◆ **Problem**
Where a line in the listing contains the string "this", copy that line out.

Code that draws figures
================

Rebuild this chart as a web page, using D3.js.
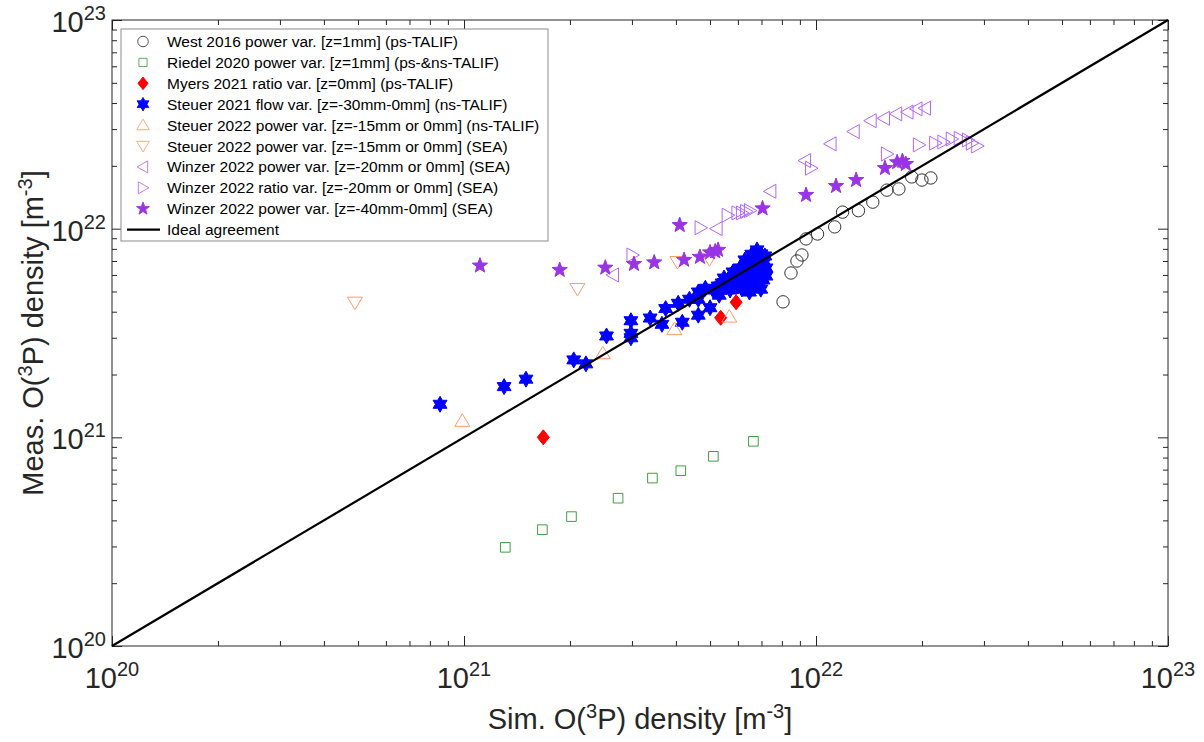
<!DOCTYPE html>
<html>
<head>
<meta charset="utf-8">
<script src="https://cdn.jsdelivr.net/npm/d3@7"></script>
<style>
  html, body { margin: 0; padding: 0; background: #fff; }
  svg { display: block; font-family: "Liberation Sans", Arial, Helvetica, sans-serif; }
</style>
</head>
<body>
<svg id="chart" width="1204" height="742"></svg>
<script>
// ---------------- DATA ----------------
const axisTickExponents = [20, 21, 22, 23];

const west2016X = [8.06e21, 8.49e21, 8.83e21, 9.12e21, 9.37e21, 1.01e22, 1.13e22, 1.19e22, 1.32e22, 1.45e22, 1.59e22, 1.72e22, 1.87e22, 2.00e22, 2.12e22];
const west2016Y = [4.46e21, 6.13e21, 7.00e21, 7.48e21, 8.93e21, 9.43e21, 1.02e22, 1.20e22, 1.22e22, 1.34e22, 1.53e22, 1.55e22, 1.77e22, 1.71e22, 1.75e22];

const riedel2020X = [1.31e21, 1.67e21, 2.02e21, 2.74e21, 3.43e21, 4.13e21, 5.11e21, 6.64e21];
const riedel2020Y = [2.97e20, 3.61e20, 4.17e20, 5.11e20, 6.38e20, 6.92e20, 8.11e20, 9.57e20];

const myers2021X = [1.68e21, 5.17e21, 5.36e21, 5.93e21];
const myers2021Y = [1.00e21, 5.18e21, 3.74e21, 4.44e21];

const steuer2021X = [8.55e20, 1.30e21, 1.50e21, 2.05e21, 2.22e21, 2.54e21, 2.98e21, 2.98e21, 2.98e21, 3.38e21,
  3.65e21, 3.74e21, 4.06e21, 4.17e21, 4.37e21, 4.63e21, 4.63e21, 4.63e21, 5.00e21, 4.85e21,
  5.31e21, 6.47e21, 6.97e21, 6.57e21,
  5.10e21, 5.27e21, 5.41e21, 5.55e21, 5.62e21, 5.77e21, 5.89e21, 5.96e21, 6.08e21, 6.16e21,
  6.24e21, 6.33e21, 6.41e21, 6.49e21, 6.58e21, 6.67e21, 6.75e21, 6.84e21, 6.93e21, 7.02e21,
  7.12e21, 7.16e21, 7.21e21, 6.84e21, 6.41e21, 6.00e21, 5.70e21, 6.28e21, 6.71e21, 7.07e21,
  7.21e21, 6.08e21, 5.81e21, 5.48e21, 6.16e21, 6.80e21, 6.98e21];
const steuer2021Y = [1.44e21, 1.75e21, 1.90e21, 2.35e21, 2.25e21, 3.06e21, 3.62e21, 3.15e21, 3.00e21, 3.73e21,
  3.48e21, 4.14e21, 4.39e21, 3.56e21, 4.59e21, 3.85e21, 4.59e21, 4.97e21, 4.18e21, 5.18e21,
  4.80e21, 4.97e21, 5.13e21, 7.54e21,
  5.08e21, 5.31e21, 5.49e21, 5.26e21, 5.68e21, 5.43e21, 5.80e21, 6.20e21, 5.93e21, 5.62e21,
  6.34e21, 6.07e21, 6.63e21, 5.74e21, 6.92e21, 6.34e21, 5.93e21, 7.24e21, 6.63e21, 6.20e21,
  6.92e21, 7.40e21, 6.48e21, 5.43e21, 5.37e21, 5.31e21, 5.08e21, 7.08e21, 7.32e21, 5.68e21,
  5.93e21, 6.48e21, 6.20e21, 5.80e21, 5.14e21, 7.91e21, 7.57e21];

const steuer2022TalifX = [9.89e20, 2.48e21, 3.96e21, 5.67e21];
const steuer2022TalifY = [1.20e21, 2.53e21, 3.30e21, 3.79e21];

const steuer2022SeaX = [4.90e20, 2.10e21, 4.04e21, 4.98e21];
const steuer2022SeaY = [4.42e21, 5.14e21, 6.92e21, 7.14e21];

const winzerPowerX = [2.65e21, 5.22e21, 7.42e21, 9.31e21, 1.10e22, 1.28e22, 1.43e22, 1.56e22, 1.69e22, 1.82e22, 1.93e22, 2.04e22];
const winzerPowerY = [6.00e21, 1.00e22, 1.51e22, 2.12e22, 2.55e22, 2.92e22, 3.29e22, 3.38e22, 3.55e22, 3.62e22, 3.75e22, 3.78e22];

const winzerRatioX = [3.01e21, 4.70e21, 5.61e21, 5.98e21, 6.16e21, 6.33e21, 6.49e21, 9.68e21, 1.59e22, 1.96e22, 2.18e22, 2.30e22, 2.43e22, 2.56e22, 2.70e22, 2.77e22, 2.87e22];
const winzerRatioY = [7.48e21, 1.01e22, 1.16e22, 1.19e22, 1.19e22, 1.21e22, 1.22e22, 1.95e22, 2.28e22, 2.52e22, 2.57e22, 2.60e22, 2.69e22, 2.71e22, 2.66e22, 2.57e22, 2.49e22];

const winzerPower40X = [1.11e21, 1.87e21, 2.52e21, 3.04e21, 3.47e21, 4.10e21, 4.22e21, 4.68e21, 5.00e21, 5.17e21, 5.27e21, 7.05e21, 9.37e21, 1.14e22, 1.30e22, 1.57e22, 1.70e22, 1.76e22, 1.80e22];
const winzerPower40Y = [6.65e21, 6.34e21, 6.50e21, 6.77e21, 6.89e21, 1.04e22, 7.08e21, 7.32e21, 7.69e21, 7.78e21, 7.91e21, 1.25e22, 1.45e22, 1.60e22, 1.71e22, 1.95e22, 2.08e22, 2.11e22, 2.04e22];

const idealX = [1e20, 1e23];
const idealY = [1e20, 1e23];

const seriesLabels = [
  "West 2016 power var. [z=1mm] (ps-TALIF)",
  "Riedel 2020 power var. [z=1mm] (ps-&ns-TALIF)",
  "Myers 2021 ratio var. [z=0mm] (ps-TALIF)",
  "Steuer 2021 flow var. [z=-30mm-0mm] (ns-TALIF)",
  "Steuer 2022 power var. [z=-15mm or 0mm] (ns-TALIF)",
  "Steuer 2022 power var. [z=-15mm or 0mm] (SEA)",
  "Winzer 2022 power var. [z=-20mm or 0mm] (SEA)",
  "Winzer 2022 ratio var. [z=-20mm or 0mm] (SEA)",
  "Winzer 2022 power var. [z=-40mm-0mm] (SEA)",
  "Ideal agreement"
];

// ---------------- LAYOUT ----------------
const W = 1204, H = 742;
const L = 112, R = 1168, T = 20, B = 646;
const axisColor = "#262626";

const svg = d3.select("#chart");
svg.append("rect").attr("width", W).attr("height", H).attr("fill", "#fff");

const x = d3.scaleLog().domain([1e20, 1e23]).range([L, R]);
const y = d3.scaleLog().domain([1e20, 1e23]).range([B, T]);

// ---------------- MARKER SHAPES ----------------
function polyPath(pts) { return "M" + pts.map(p => p[0].toFixed(2) + "," + p[1].toFixed(2)).join("L") + "Z"; }
const shapes = {
  circle: () => d3.symbol(d3.symbolCircle, Math.PI * 6.2 * 6.2)(),
  square: () => polyPath([[-4.8, -4.8], [4.8, -4.8], [4.8, 4.8], [-4.8, 4.8]]),
  diamond: () => polyPath([[0, -7.5], [6, 0], [0, 7.5], [-6, 0]]),
  triUp: () => polyPath([[0, -7], [7.5, 5.5], [-7.5, 5.5]]),
  triDown: () => polyPath([[0, 7], [7.5, -5.5], [-7.5, -5.5]]),
  triLeft: () => polyPath([[-7, 0], [5.5, -7], [5.5, 7]]),
  triRight: () => polyPath([[7, 0], [-5.5, -7], [-5.5, 7]]),
  hexagram: () => {
    const r = 8, pts = [];
    for (let i = 0; i < 12; i++) {
      const rr = i % 2 === 0 ? r : r / Math.sqrt(3);
      const a = -Math.PI / 2 + i * Math.PI / 6;
      pts.push([rr * Math.cos(a), rr * Math.sin(a)]);
    }
    return polyPath(pts);
  },
  star: () => {
    const r = 8, ri = 3.3, pts = [];
    for (let i = 0; i < 10; i++) {
      const rr = i % 2 === 0 ? r : ri;
      const a = -Math.PI / 2 + i * Math.PI / 5;
      pts.push([rr * Math.cos(a), rr * Math.sin(a)]);
    }
    return polyPath(pts);
  }
};

const series = [
  { xs: west2016X, ys: west2016Y, shape: "circle", fill: "none", stroke: "#333333", sw: 1 },
  { xs: riedel2020X, ys: riedel2020Y, shape: "square", fill: "none", stroke: "#3fa03f", sw: 1 },
  { xs: myers2021X, ys: myers2021Y, shape: "diamond", fill: "#ff0000", stroke: "#ff0000", sw: 1 },
  { xs: steuer2021X, ys: steuer2021Y, shape: "hexagram", fill: "#0000ff", stroke: "#0000ff", sw: 1 },
  { xs: steuer2022TalifX, ys: steuer2022TalifY, shape: "triUp", fill: "none", stroke: "#ff9c66", sw: 1 },
  { xs: steuer2022SeaX, ys: steuer2022SeaY, shape: "triDown", fill: "none", stroke: "#ff9c66", sw: 1 },
  { xs: winzerPowerX, ys: winzerPowerY, shape: "triLeft", fill: "none", stroke: "#b266ff", sw: 1 },
  { xs: winzerRatioX, ys: winzerRatioY, shape: "triRight", fill: "none", stroke: "#b266ff", sw: 1 },
  { xs: winzerPower40X, ys: winzerPower40Y, shape: "star", fill: "#9933e6", stroke: "#9933e6", sw: 1 }
];

// ---------------- AXES (box with ticks on all four sides) ----------------
const majorTicks = axisTickExponents.map(e => Math.pow(10, e));
const minorTicks = [];
for (let e = 20; e < 23; e++) for (let m = 2; m <= 9; m++) minorTicks.push(m * Math.pow(10, e));

const axes = svg.append("g");
function drawTicks(axisFn, scale, transform) {
  const g = axes.append("g").attr("transform", transform);
  g.call(axisFn(scale).tickValues(majorTicks).tickSize(-10).tickFormat(""));
  g.append("g").call(axisFn(scale).tickValues(minorTicks).tickSize(-5).tickFormat(""));
  g.selectAll(".domain").remove();
  g.selectAll("line").attr("stroke", axisColor).attr("stroke-width", 1);
}
drawTicks(d3.axisBottom, x, `translate(0,${B})`);
drawTicks(d3.axisTop, x, `translate(0,${T})`);
drawTicks(d3.axisLeft, y, `translate(${L},0)`);
drawTicks(d3.axisRight, y, `translate(${R},0)`);

axes.append("rect").attr("x", L).attr("y", T).attr("width", R - L).attr("height", B - T)
  .attr("fill", "none").attr("stroke", axisColor).attr("stroke-width", 1);

// Tick labels (10^n)
const tickFont = 29, supFont = 20;
function powLabel(sel, e) {
  sel.append("tspan").text("10");
  sel.append("tspan").attr("dy", -12).attr("font-size", supFont).text(String(e));
}
axisTickExponents.forEach(e => {
  const t = svg.append("text").attr("x", x(Math.pow(10, e))).attr("y", B + 42)
    .attr("text-anchor", "middle").attr("font-size", tickFont).attr("fill", axisColor);
  powLabel(t, e);
  const t2 = svg.append("text").attr("x", L - 6).attr("y", y(Math.pow(10, e)) + 12)
    .attr("text-anchor", "end").attr("font-size", tickFont).attr("fill", axisColor);
  powLabel(t2, e);
});

// Axis titles
const titleFont = 29, titleSup = 20;
function titleText(sel, lead) {
  sel.append("tspan").text(lead + " O(");
  sel.append("tspan").attr("dy", -11).attr("font-size", titleSup).text("3");
  sel.append("tspan").attr("dy", 11).text("P) density [m");
  sel.append("tspan").attr("dy", -11).attr("font-size", titleSup).text("-3");
  sel.append("tspan").attr("dy", 11).text("]");
}
const xt = svg.append("text").attr("x", (L + R) / 2).attr("y", 729).attr("text-anchor", "middle")
  .attr("font-size", titleFont).attr("fill", axisColor);
titleText(xt, "Sim.");

const yt = svg.append("text").attr("transform", `translate(43,${(T + B) / 2}) rotate(-90)`)
  .attr("text-anchor", "middle").attr("font-size", titleFont).attr("fill", axisColor);
titleText(yt, "Meas.");

// ---------------- MARKERS ----------------
const plot = svg.append("g");
series.forEach(s => {
  const d = s.xs.map((v, i) => [v, s.ys[i]]);
  plot.append("g").selectAll("path").data(d).join("path")
    .attr("d", shapes[s.shape]())
    .attr("transform", p => `translate(${x(p[0])},${y(p[1])})`)
    .attr("fill", s.fill).attr("stroke", s.stroke).attr("stroke-width", s.sw);
});

// Ideal agreement line (drawn over markers)
const line = d3.line().x(d => x(d[0])).y(d => y(d[1]));
plot.append("path").datum(idealX.map((v, i) => [v, idealY[i]]))
  .attr("d", line).attr("stroke", "#000").attr("stroke-width", 2.2).attr("fill", "none");

// ---------------- LEGEND ----------------
const lg = svg.append("g");
const lgX = 121, lgY = 29, lgW = 427, lgH = 212;
lg.append("rect").attr("x", lgX).attr("y", lgY).attr("width", lgW).attr("height", lgH)
  .attr("fill", "#fff").attr("stroke", "#8c8c8c").attr("stroke-width", 1);
const rowY0 = 41.5, rowDy = 20.9;
seriesLabels.forEach((lab, i) => {
  const cy = rowY0 + i * rowDy;
  if (i < series.length) {
    const s = series[i];
    lg.append("path").attr("d", shapes[s.shape]())
      .attr("transform", `translate(143,${cy}) scale(0.85)`)
      .attr("fill", s.fill).attr("stroke", s.stroke).attr("stroke-width", s.sw);
  } else {
    lg.append("line").attr("x1", 127).attr("x2", 160).attr("y1", cy).attr("y2", cy)
      .attr("stroke", "#000").attr("stroke-width", 2.2);
  }
  lg.append("text").attr("x", 167).attr("y", cy + 5.5).attr("font-size", 15.5).attr("fill", "#000").text(lab);
});
</script>
</body>
</html>
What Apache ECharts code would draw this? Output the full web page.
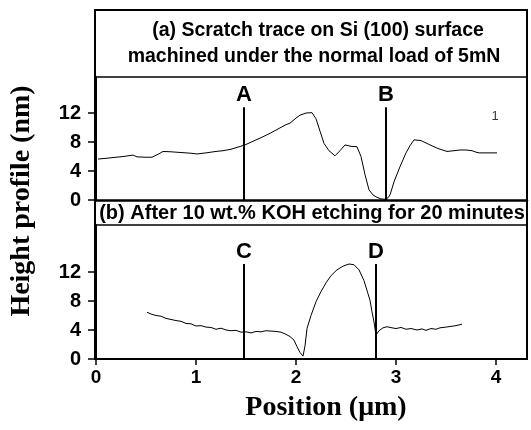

================

◆ **Result**
Rebuild this chart as a web page, using D3.js.
What Apache ECharts code would draw this? Output the full web page.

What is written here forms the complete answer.